Rakers maintained his "Market Perform" rating while highlighting a $210 price target, which would still provide significant premium for investors at the stock's current level.
Morgan Stanley Katy Huberty added that the iOS11 that the injunction applies to is no longer widely used either, minimizing the impact.
"Currently, 70% of Apple's device installed base operates iOS12 (21% operates iOS11 and 9% operate an older OS) and, more importantly, all devices are currently sold with iOS12," she explained. "Therefore this injunction initially appears limited in its scope."
Huberty added that she views the dispute as more of a negotiating tactic than a suit that will produce a winner and a loser.
"As a frame of reference, during the 7 years of litigation between Apple and Samsung (SSNLF) , which ended with a settlement earlier this year, Apple won an injunction against some of Samsung's smartphones models, however since it applied only to legacy models the injunction was viewed more as a negotiating tactic than anything broader," she explained.

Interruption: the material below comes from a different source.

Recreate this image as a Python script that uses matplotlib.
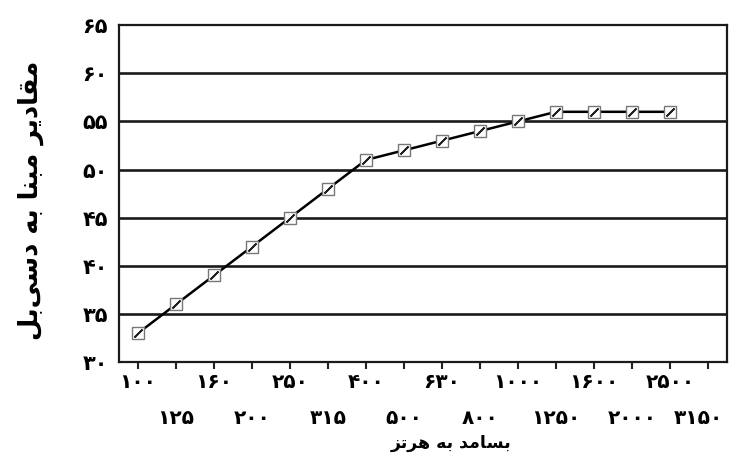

Further, the injunction is not seen as one that can be held for a long term either, as Apple has already signaled its intention to appeal the ruling and push the decision on to a higher court that might be more amenable to their protestations.
More Headlines Ahead?
However, Apple stock's reaction to the decision this morning highlights the headline risk associated with the trade war and possible macroeconomic barriers to Apple's expansion.
The problem for shareholders is that this case is not the only one on the docket.
"We believe the Munich District Court could rule by next week on 13 Qualcomm patent complaints against Apple with the potential for damages or injunctions," Cannacord Genuity analyst T. Michael Walkley wrote in a note covering Qualcomm.
He added that there are two ITC cases moving forward in early 2019 as well, adding yet more pressure on Apple.
Additionally, analysts were almost unanimous in their highlighting of the risk associated with the worsening Sino-American trade war given the political nature of the Chinese judiciary and Apple's significant interest in China.
"We would also highlight that the Fuzhou Intermediate People's Court was the same body behind the import ban of some Micron (MU) chips earlier this year - a ruling which we believe was politically motivated," Wells Fargo's Rakers pointed out. "We continue to think there is risk to Apple from the developing U.S.-China trade war."
Nonetheless, with the risk in mind, the ultimate expectation from analysts observing each side of the debate is a resolution to be meted out between the parties, fulfilling the wishes of Qualcomm CEO Steve Mollenkopf.
"We believe these upcoming cases combined with the favorable Fuzhou ruling should increase pressure on Qualcomm and Apple to finalize a licensing agreement," Walkley concluded. "Our belief [is that] Qualcomm will eventually settle with Apple."